Sarah completed the UMAT in 2017.

The Footnotes: What is in the UMAT?

Sarah: Well the structure of the UMAT at the moment is; three hours, 134 multiple choice questions.

The questions are developed by psychometricians, and they’re some of the hardest, most difficult multiple choice questions you will ever complete in your life.

Now until this year, the UMAT was actually split into three separate sections.

You complete one section, then you do the next one, then you do the next one.

But this year the sections are interspersed amongst each other, it’s just 134 multiple choice question exam.

However the question types are still the same. You still have section one, logical reasoning and problem solving questions. You’ve got understanding people questions. You’ve got nonverbal reasoning questions. But they’ve just jumbled them together.

The Footnotes: Why have they done this?

Sarah: Well, I think… that when you start your logical reasoning section you can get into the zone, you can get to the logical flow. Then you go to understanding people section and you get into a flow of understanding people and things like that. But by interspersing the questions amongst each other, they test another attribute of your intelligence and that’s context switching.

You have got to be able to think logically, then understand people, and nonverbally at the same time.

The Footnotes: How does someone prepare?

Sarah: Very, very common question! Now first of all the UMAT doesn’t require any prior knowledge. It’s not like your HSC where you need prior, you need to study, obviously, to learn the material for your exam. UMAT, all the information you need is in the exam itself.

The UMAT’s only difficult for two reasons.

The first reason is time pressure. This exam is designed so you’re not going finish it. It’s designed that way. Most people, especially people who haven’t done preparation, do not finish this exam. And if you can do enough preparation so that you finish this exam by intelligently skipping questions, then you’re already ahead of other people in that sense.

Now what do I mean by intelligently skipping questions? It doesn’t mean recognising a question you can’t do and skipping it. It’s actually beyond that. It’s about recognising a question that you can do, and you know that your friends are going to do it and get the mark for it, but you know it’s going take them five minutes to complete that question. You’re going to skip it because five minutes when you’ve got about 80 seconds per question is going to cost you three marks at the end of the exam.

That’s how you play the game of the UMAT, and the only way you can get good at that is through preparation.

The second reason why the UMAT is hard is obviously the questions themselves, but luckily for us the question types repeat year after year, right?

People don’t realise that this actually occurs. The same questions don’t repeat, but the question types do repeat.  

The Footnotes: Why is that the case?

Sarah: Well, the UMAT is an exam that was administered because they believe that your ATAR does not really reflect all aspects of intelligence. Right? It doesn’t reflect your interpersonal ability and things like that.

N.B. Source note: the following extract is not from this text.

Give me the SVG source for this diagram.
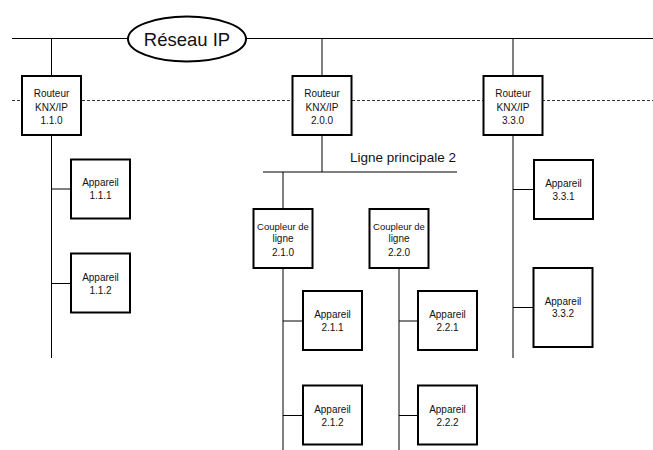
<svg xmlns="http://www.w3.org/2000/svg" width="653" height="450" viewBox="0 0 653 450">
<style>
.box{fill:#fff;stroke:#000;stroke-width:2}
.ln{stroke:#000;stroke-width:1;fill:none}
.dash{stroke:#333;stroke-width:1;stroke-dasharray:3,2;fill:none}
text{font-family:"Liberation Sans",Arial,sans-serif;font-size:10px;fill:#111;text-anchor:middle}
.cp{font-size:9.5px}
</style>
<rect width="653" height="450" fill="#fff"/>
<g id="connectors">
<line class="ln" x1="12" y1="38.5" x2="653" y2="38.5"/>
<line class="dash" x1="12" y1="100.5" x2="653" y2="100.5"/>
<line class="ln" x1="51.5" y1="38.5" x2="51.5" y2="358"/>
<line class="ln" x1="322" y1="38.5" x2="322" y2="172"/>
<line class="ln" x1="513" y1="38.5" x2="513" y2="358"/>
<line class="ln" x1="263" y1="172" x2="457" y2="172"/>
<line class="ln" x1="283" y1="172" x2="283" y2="450"/>
<line class="ln" x1="399" y1="268" x2="399" y2="450"/>
<line class="ln" x1="51.5" y1="189" x2="71" y2="189"/>
<line class="ln" x1="51.5" y1="283.5" x2="71" y2="283.5"/>
<line class="ln" x1="283" y1="321" x2="303" y2="321"/>
<line class="ln" x1="283" y1="415.5" x2="303" y2="415.5"/>
<line class="ln" x1="399" y1="321" x2="418" y2="321"/>
<line class="ln" x1="399" y1="415.5" x2="418" y2="415.5"/>
<line class="ln" x1="513" y1="189.5" x2="534" y2="189.5"/>
<line class="ln" x1="513" y1="307.5" x2="533.5" y2="307.5"/>
<text x="403" y="162" style="font-size:13.5px">Ligne principale 2</text>
</g>
<g id="reseau">
<ellipse cx="187" cy="39" rx="59" ry="22.5" fill="#fff" stroke="#000" stroke-width="2"/>
<text x="187" y="45.5" style="font-size:18.5px">Réseau IP</text>
</g>
<g id="r110"><rect class="box" x="22" y="76" width="59" height="59"/><text x="51.5" y="97">Routeur</text><text x="51.5" y="110.5">KNX/IP</text><text x="51.5" y="124">1.1.0</text></g>
<g id="r200"><rect class="box" x="292.5" y="76" width="59" height="59"/><text x="322" y="97">Routeur</text><text x="322" y="110.5">KNX/IP</text><text x="322" y="124">2.0.0</text></g>
<g id="r330"><rect class="box" x="483.5" y="76" width="59" height="59"/><text x="513" y="97">Routeur</text><text x="513" y="110.5">KNX/IP</text><text x="513" y="124">3.3.0</text></g>
<g id="a111"><rect class="box" x="71" y="159.5" width="59" height="59"/><text x="100.5" y="186">Appareil</text><text x="100.5" y="199">1.1.1</text></g>
<g id="a112"><rect class="box" x="71" y="253.5" width="59" height="59"/><text x="100.5" y="280.5">Appareil</text><text x="100.5" y="293.5">1.1.2</text></g>
<g id="c210"><rect class="box" x="253.5" y="209" width="59" height="59"/><text class="cp" x="283" y="229.5">Coupleur de</text><text x="283" y="242">ligne</text><text x="283" y="255.5">2.1.0</text></g>
<g id="c220"><rect class="box" x="369.5" y="209" width="59" height="59"/><text class="cp" x="399" y="229.5">Coupleur de</text><text x="399" y="242">ligne</text><text x="399" y="255.5">2.2.0</text></g>
<g id="a211"><rect class="box" x="303" y="291" width="59" height="59"/><text x="332.5" y="318">Appareil</text><text x="332.5" y="331">2.1.1</text></g>
<g id="a212"><rect class="box" x="303" y="385.5" width="59" height="59"/><text x="332.5" y="412.5">Appareil</text><text x="332.5" y="425.5">2.1.2</text></g>
<g id="a221"><rect class="box" x="418" y="291" width="59" height="59"/><text x="447.5" y="318">Appareil</text><text x="447.5" y="331">2.2.1</text></g>
<g id="a222"><rect class="box" x="418" y="385.5" width="59" height="59"/><text x="447.5" y="412.5">Appareil</text><text x="447.5" y="425.5">2.2.2</text></g>
<g id="a331"><rect class="box" x="534" y="160" width="59" height="59"/><text x="563.5" y="186.5">Appareil</text><text x="563.5" y="199.5">3.3.1</text></g>
<g id="a332"><rect class="box" x="533.5" y="268" width="59" height="79"/><text x="563" y="304.5">Appareil</text><text x="563" y="317">3.3.2</text></g>
</svg>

So they put the UMAT in to say people who score higher in this exam are more able to understand other people and things like that. Because of that, they’ve used, obviously scientists, researchers, things like that to construct these questions meticulously to test the areas of the brain that they say they’re testing.

Because of that, the question types are the same year after year, because if they change question types year after year, who’s to say that someone who gets 100th percentile this year has the same attributes as someone who gets 100th percentile next year…

The Footnotes: Makes sense, so that’s why the question types repeat year after year. So is preparation about doing those same questions over and over?

Sarah: It’s a really good thing if you do preparation, because then you know what’s going to come, and you could use frameworks, learn techniques and tricks to actually answer these questions.